[Start STORED DATA]
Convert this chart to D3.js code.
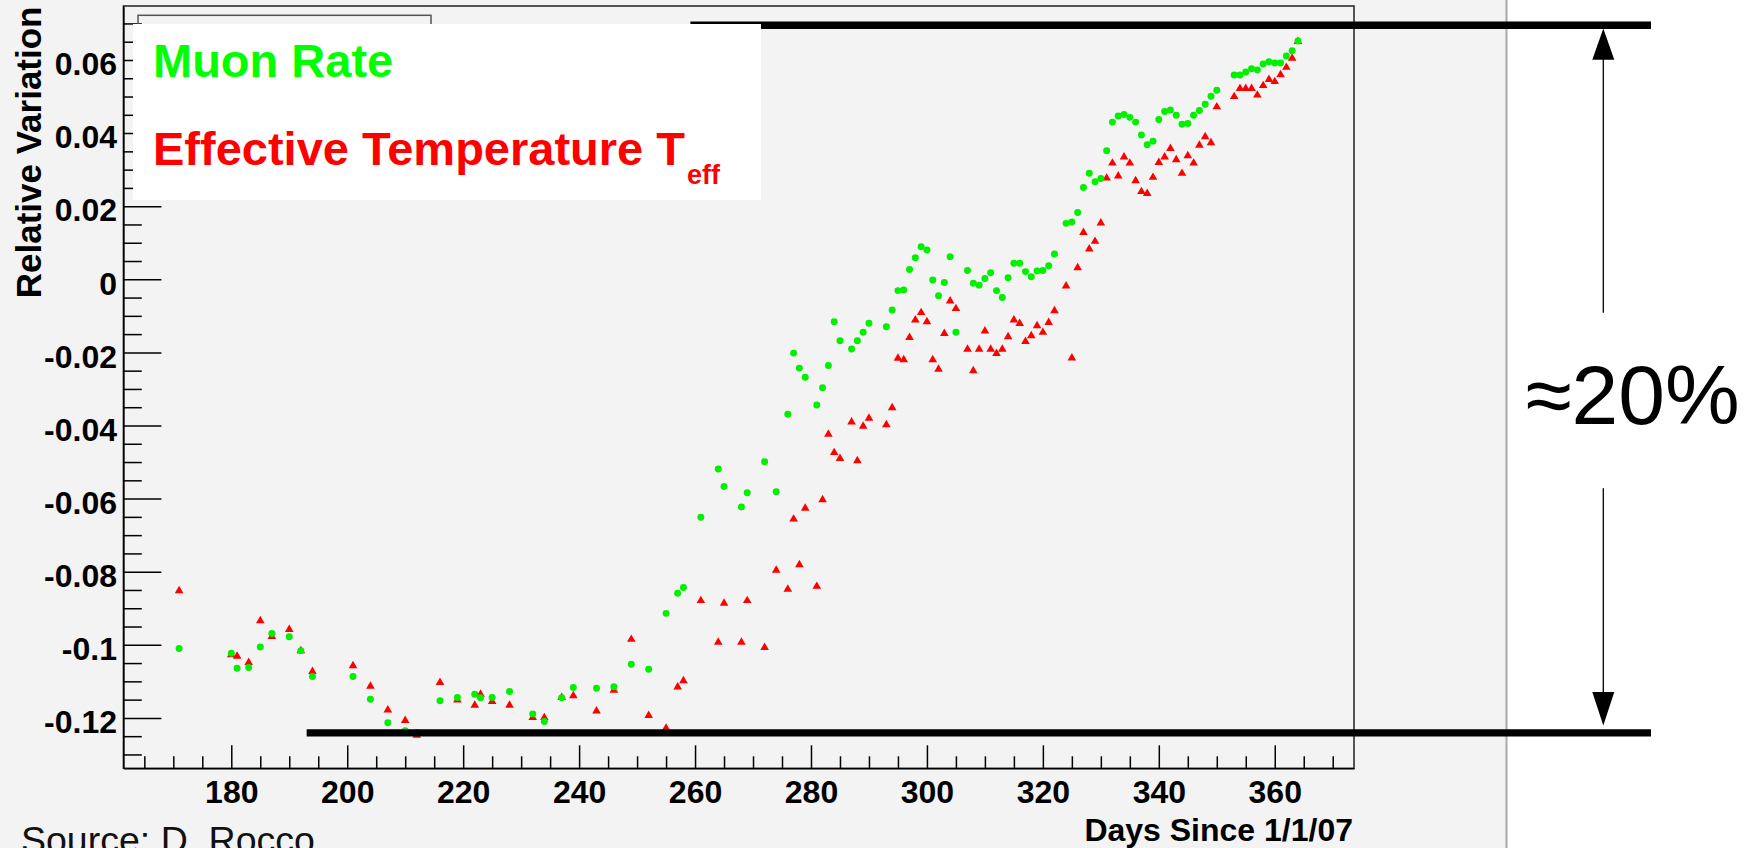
<!DOCTYPE html>
<html>
<head>
<meta charset="utf-8">
<script src="https://cdn.jsdelivr.net/npm/d3@7"></script>
<style>
  body { margin: 0; background: #f3f3f3; }
  svg { display: block; font-family: 'Liberation Sans', Arial, sans-serif; }
  .tick text { font-size: 32px; font-weight: bold; fill: #000; }
  .tick line { stroke: #000; stroke-width: 1.5; }
</style>
</head>
<body>
<svg width="1757" height="848"></svg>
<script>
  // days since 1/1/07
  const days = [171, 180, 181, 183, 185, 187, 190, 192, 194, 201, 204, 207, 210, 212, 216, 219, 222, 223, 225, 228,
    232, 234, 237, 239, 243, 246, 249, 252, 255, 257, 258, 261, 264, 265, 268, 269, 272, 274, 276, 277,
    278, 279, 281, 282, 283, 284, 285, 287, 288, 289, 290, 293, 294, 295, 296, 297, 298, 299, 300, 301,
    302, 303, 304, 305, 307, 308, 309, 310, 311, 312, 313, 314, 315, 316, 317, 318, 319, 320, 321, 322,
    324, 325, 326, 327, 328, 329, 330, 331, 332, 333, 334, 335, 336, 337, 338, 339, 340, 341, 342, 343,
    344, 345, 346, 347, 348, 349, 350, 353, 354, 355, 356, 357, 358, 359, 360, 361, 362, 363, 364];

  // muon rate (green)
  const muonRate = [-0.101, -0.1023, -0.1064, -0.1062, -0.1006, -0.0969, -0.0978, -0.1016, -0.1087, -0.1087,
    -0.1149, -0.1213, -0.1235, -0.124, -0.1153, -0.1144, -0.1135, -0.1145, -0.1144, -0.1128,
    -0.1189, -0.121, -0.1145, -0.1117, -0.1119, -0.1115, -0.1053, -0.1067, -0.0914, -0.0859,
    -0.0843, -0.0651, -0.0519, -0.0567, -0.0623, -0.0584, -0.0499, -0.0581, -0.0369, -0.0202,
    -0.0243, -0.0268, -0.0344, -0.0297, -0.0236, -0.0116, -0.0168, -0.0191, -0.0168, -0.0145,
    -0.012, -0.013, -0.0084, -0.0031, -0.0029, 0.0027, 0.0059, 0.0089, 0.008, -0.0002,
    -0.0045, -0.0009, 0.0062, -0.0145, 0.0024, -0.0011, -0.0016, 0.0002, 0.0018, -0.0031,
    -0.005, 0.0004, 0.0044, 0.0044, 0.0021, 0.0007, 0.0023, 0.0024, 0.0037, 0.0069,
    0.0153, 0.0157, 0.0183, 0.0251, 0.029, 0.0267, 0.0276, 0.0352, 0.043, 0.0447,
    0.0451, 0.0443, 0.043, 0.0395, 0.0368, 0.0378, 0.0437, 0.0459, 0.0463, 0.0449,
    0.0424, 0.0426, 0.0449, 0.0462, 0.0479, 0.0501, 0.0517, 0.0559, 0.0559, 0.0567,
    0.0576, 0.0573, 0.0589, 0.0595, 0.0592, 0.0592, 0.0611, 0.0625, 0.0652];

  // effective temperature (red)
  const effTemp = [-0.085, -0.1025, -0.1029, -0.1046, -0.0932, -0.0975, -0.0956, -0.1014, -0.1071, -0.1055,
    -0.1111, -0.1176, -0.1205, -0.1245, -0.1101, -0.1149, -0.1163, -0.1133, -0.1153, -0.1163,
    -0.1197, -0.1197, -0.1142, -0.1137, -0.1179, -0.1122, -0.0983, -0.1191, -0.1226, -0.1113,
    -0.1096, -0.0877, -0.0991, -0.0884, -0.0991, -0.0877, -0.1005, -0.0794, -0.0846, -0.0654,
    -0.0779, -0.0624, -0.0838, -0.0601, -0.0422, -0.0472, -0.0488, -0.0388, -0.0494, -0.04,
    -0.0378, -0.0396, -0.0349, -0.0214, -0.0218, -0.0157, -0.0109, -0.0089, -0.0114, -0.0218,
    -0.0244, -0.0146, -0.0057, -0.0078, -0.0189, -0.0248, -0.0189, -0.0139, -0.0189, -0.0201,
    -0.0189, -0.0155, -0.0109, -0.0119, -0.0168, -0.0152, -0.0125, -0.0143, -0.0116, -0.0084,
    -0.0016, -0.0213, 0.0034, 0.013, 0.0085, 0.0106, 0.0156, 0.0279, 0.032, 0.0285,
    0.0337, 0.032, 0.0272, 0.0242, 0.0237, 0.0281, 0.0322, 0.0337, 0.036, 0.0329,
    0.0292, 0.034, 0.032, 0.0369, 0.0392, 0.0376, 0.0474, 0.0502, 0.0524, 0.0524,
    0.0524, 0.0506, 0.0532, 0.0549, 0.0543, 0.0562, 0.0582, 0.0607, 0.0653];

  const xTicks = [180, 200, 220, 240, 260, 280, 300, 320, 340, 360];
  const yTicks = [-0.12, -0.1, -0.08, -0.06, -0.04, -0.02, 0, 0.02, 0.04, 0.06];
  const yTickLabels = ['-0.12', '-0.1', '-0.08', '-0.06', '-0.04', '-0.02', '0', '0.02', '0.04', '0.06'];

  // the two bands marked on the plot (about 20% apart)
  const topLevel = 0.0695;
  const bottomLevel = -0.1241;

  const svg = d3.select('svg');
  const width = +svg.attr('width');
  const height = +svg.attr('height');

  const margin = {top: 6, right: 403, bottom: 79.7, left: 123.4};
  const innerWidth = width - margin.left - margin.right;
  const innerHeight = height - margin.top - margin.bottom;

  const xScale = d3.scaleLinear()
    .domain([161.39, 373.67])
    .range([0, innerWidth]);

  const yScale = d3.scaleLinear()
    .domain([-0.13379, 0.07477])
    .range([innerHeight, 0]);

  // background: grey canvas, white strip on the right
  svg.append('rect')
    .attr('width', width).attr('height', height)
    .attr('fill', '#f3f3f3');
  svg.append('rect')
    .attr('x', 1507).attr('width', width - 1507).attr('height', height)
    .attr('fill', '#fff');
  svg.append('line')
    .attr('x1', 1506.5).attr('x2', 1506.5).attr('y1', 0).attr('y2', height)
    .attr('stroke', '#aaa').attr('stroke-width', 2);

  const g = svg.append('g')
    .attr('transform', `translate(${margin.left}, ${margin.top})`);

  g.append('rect')
    .attr('width', innerWidth).attr('height', innerHeight)
    .attr('fill', 'none')
    .attr('stroke', '#222')
    .attr('stroke-width', 1.5);

  // x axis, ticks pointing up
  const xMinor = d3.range(165, 373, 5).filter(d => d % 20 !== 0);
  const xMinorG = g.append('g')
    .attr('transform', `translate(0, ${innerHeight})`)
    .call(d3.axisBottom(xScale).tickValues(xMinor).tickFormat('').tickSizeInner(-12).tickSizeOuter(0));
  xMinorG.select('.domain').remove();
  xMinorG.selectAll('text').remove();

  const xAxisG = g.append('g')
    .attr('transform', `translate(0, ${innerHeight})`)
    .call(d3.axisBottom(xScale).tickValues(xTicks).tickSizeInner(-23).tickSizeOuter(0));
  xAxisG.select('.domain').attr('stroke', '#000').attr('stroke-width', 1.5);
  xAxisG.selectAll('text').attr('y', 34.7).attr('dy', null);

  // y axis
  const yMinor = d3.range(-0.13, 0.0749, 0.005).filter(d => Math.abs(Math.round(d * 1000) % 20) !== 0);
  const yMinorG = g.append('g')
    .call(d3.axisLeft(yScale).tickValues(yMinor).tickFormat('').tickSizeInner(-18.4).tickSizeOuter(0));
  yMinorG.select('.domain').remove();
  yMinorG.selectAll('text').remove();

  const yAxisG = g.append('g')
    .call(d3.axisLeft(yScale).tickValues(yTicks)
      .tickFormat((d, i) => yTickLabels[i])
      .tickSizeInner(-38).tickSizeOuter(0).tickPadding(6.4));
  yAxisG.select('.domain').attr('stroke', '#000').attr('stroke-width', 1.5);
  yAxisG.selectAll('text').attr('dy', '0.46em');

  // markers: temperature first, muon rate on top
  const points = days.map((d, i) => ({day: d, muon: muonRate[i], temp: effTemp[i]}));

  g.selectAll('.temp').data(points)
    .enter().append('path')
      .attr('class', 'temp')
      .attr('transform', d => `translate(${xScale(d.day)}, ${yScale(d.temp) + 0.8})`)
      .attr('d', d3.symbol(d3.symbolTriangle, 32))
      .attr('fill', '#ff0000');

  g.selectAll('.muon').data(points)
    .enter().append('path')
      .attr('class', 'muon')
      .attr('transform', d => `translate(${xScale(d.day)}, ${yScale(d.muon)})`)
      .attr('d', d3.symbol(d3.symbolCircle, 38))
      .attr('fill', '#00f000');

  // thick band lines
  const yTop = margin.top + yScale(topLevel);
  const yBottom = margin.top + yScale(bottomLevel);
  const lineEnd = 1651;
  svg.append('line')
    .attr('x1', margin.left + xScale(259.2)).attr('x2', lineEnd)
    .attr('y1', yTop).attr('y2', yTop)
    .attr('stroke', '#000').attr('stroke-width', 7.3);
  svg.append('line')
    .attr('x1', margin.left + xScale(193)).attr('x2', lineEnd)
    .attr('y1', yBottom).attr('y2', yBottom)
    .attr('stroke', '#000').attr('stroke-width', 7.3);

  // double arrow with label
  const ax = 1603.3;
  const arrowG = svg.append('g').attr('stroke', '#000').attr('fill', '#000');
  arrowG.append('line')
    .attr('x1', ax).attr('x2', ax).attr('y1', yTop + 30).attr('y2', 312.7)
    .attr('stroke-width', 1.3);
  arrowG.append('line')
    .attr('x1', ax).attr('x2', ax).attr('y1', 488.3).attr('y2', yBottom - 35)
    .attr('stroke-width', 1.3);
  arrowG.append('path')
    .attr('d', `M${ax},${yTop + 3.3} L${ax - 11},${yTop + 34.5} L${ax + 11},${yTop + 34.5} Z`)
    .attr('stroke', 'none');
  arrowG.append('path')
    .attr('d', `M${ax},${yBottom - 7.5} L${ax - 11},${yBottom - 41} L${ax + 11},${yBottom - 41} Z`)
    .attr('stroke', 'none');

  svg.append('text')
    .attr('x', 1632.5).attr('y', 424)
    .attr('text-anchor', 'middle')
    .style('font-size', '84px')
    .text('\u224820%');

  // legend box
  svg.append('rect')
    .attr('x', 138).attr('y', 15.3).attr('width', 293).attr('height', 60)
    .attr('fill', 'none').attr('stroke', '#555').attr('stroke-width', 1.5);
  svg.append('rect')
    .attr('x', 133).attr('y', 24).attr('width', 628).attr('height', 176)
    .attr('fill', '#fff');

  svg.append('text')
    .attr('x', 153).attr('y', 77)
    .attr('fill', '#00ff00')
    .style('font-size', '47px').style('font-weight', 'bold')
    .text('Muon Rate');

  const tempLabel = svg.append('text')
    .attr('x', 153).attr('y', 165)
    .attr('fill', '#ff0000')
    .style('font-size', '47px').style('font-weight', 'bold');
  tempLabel.append('tspan').text('Effective Temperature T');
  tempLabel.append('tspan')
    .attr('dy', 19).attr('dx', 2)
    .style('font-size', '27px')
    .text('eff');

  // axis titles
  svg.append('text')
    .attr('x', 1353).attr('y', 841)
    .attr('text-anchor', 'end')
    .style('font-size', '32px').style('font-weight', 'bold')
    .text('Days Since 1/1/07');

  svg.append('text')
    .attr('transform', 'translate(41, 6.5) rotate(-90)')
    .attr('text-anchor', 'end')
    .style('font-size', '35px').style('font-weight', 'bold')
    .text('Relative Variation');

  svg.append('text')
    .attr('x', 21).attr('y', 853)
    .attr('fill', '#111')
    .style('font-size', '37.5px')
    .text('Source: D. Rocco');
</script>
</body>
</html>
[End STORED DATA]
AIM OF THE EXERCISE: The lines from the top of the data above through the one holding "362, 363, 364];" are to be repeated exactly, and only those, with no pictures.

REPLY:
Convert this chart to D3.js code.
<!DOCTYPE html>
<html>
<head>
<meta charset="utf-8">
<script src="https://cdn.jsdelivr.net/npm/d3@7"></script>
<style>
  body { margin: 0; background: #f3f3f3; }
  svg { display: block; font-family: 'Liberation Sans', Arial, sans-serif; }
  .tick text { font-size: 32px; font-weight: bold; fill: #000; }
  .tick line { stroke: #000; stroke-width: 1.5; }
</style>
</head>
<body>
<svg width="1757" height="848"></svg>
<script>
  // days since 1/1/07
  const days = [171, 180, 181, 183, 185, 187, 190, 192, 194, 201, 204, 207, 210, 212, 216, 219, 222, 223, 225, 228,
    232, 234, 237, 239, 243, 246, 249, 252, 255, 257, 258, 261, 264, 265, 268, 269, 272, 274, 276, 277,
    278, 279, 281, 282, 283, 284, 285, 287, 288, 289, 290, 293, 294, 295, 296, 297, 298, 299, 300, 301,
    302, 303, 304, 305, 307, 308, 309, 310, 311, 312, 313, 314, 315, 316, 317, 318, 319, 320, 321, 322,
    324, 325, 326, 327, 328, 329, 330, 331, 332, 333, 334, 335, 336, 337, 338, 339, 340, 341, 342, 343,
    344, 345, 346, 347, 348, 349, 350, 353, 354, 355, 356, 357, 358, 359, 360, 361, 362, 363, 364];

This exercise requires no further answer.